Hedge funds and large investors cut their total long futures position by 2.5 percent to 1,27 million lots last week. As the data was compiled last Tuesday it will not have taken into account the impact of the turmoil that hit the markets later that week.
It did however already then show the trend that continued over the week as energy exposure was reduced and precious metals exposure was increased.

WTI Crude futures positions were cut by a combined 10 percent on the ICE and NYMEX exchanges, the biggest weekly reduction in more than six months. The carnage that followed later in the week will undoubtedly have reduced exposure even further on growing concern that lower economic activity will cut energy demand.
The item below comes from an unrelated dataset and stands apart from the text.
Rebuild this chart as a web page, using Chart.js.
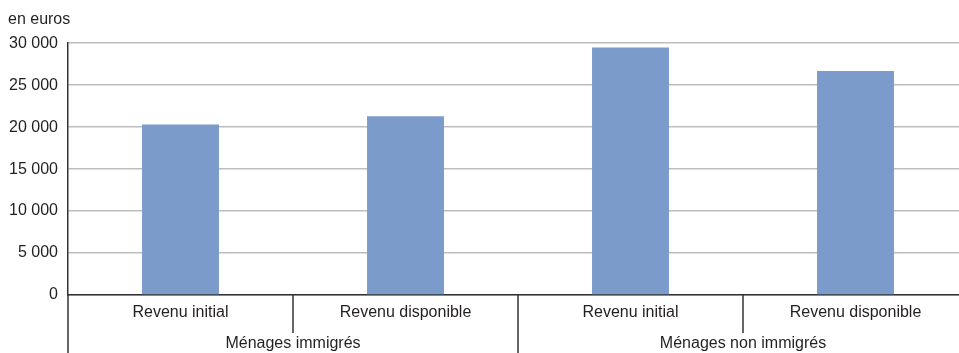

Heating oil and gasoline long positions were reduced by 13 and 6 percent respectively

Investors increased their gold futures positions by 5 percent to the highest level since October 2010. Silver, platinum and palladium also saw net inflows as the scramble to park cash in something safe continued and probably would have escalated further in the days that followed Tuesday.
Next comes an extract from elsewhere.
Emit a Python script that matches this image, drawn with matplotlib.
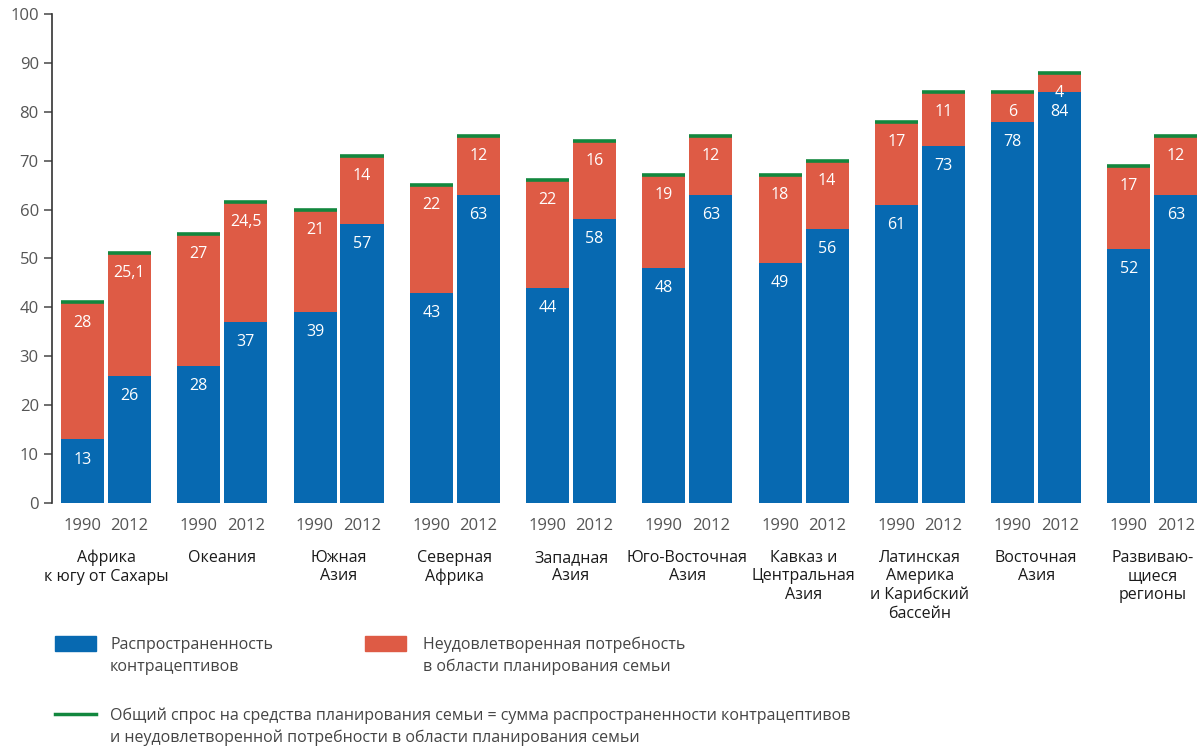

The other sectors saw only small changes with the grains sector having so far been immune to the turmoil as weather related issues have remained the main focus.

Background information: The Commitments of Traders is a report issued by the Commodity Futures Trading Commission every Friday with data from the previous Tuesday. It comprises the holdings of participants in various U.S. futures markets split into "commercial" and "non commercial" holdings. The non commercial or speculative holding are typically institutional investors such as hedge funds and CTAs.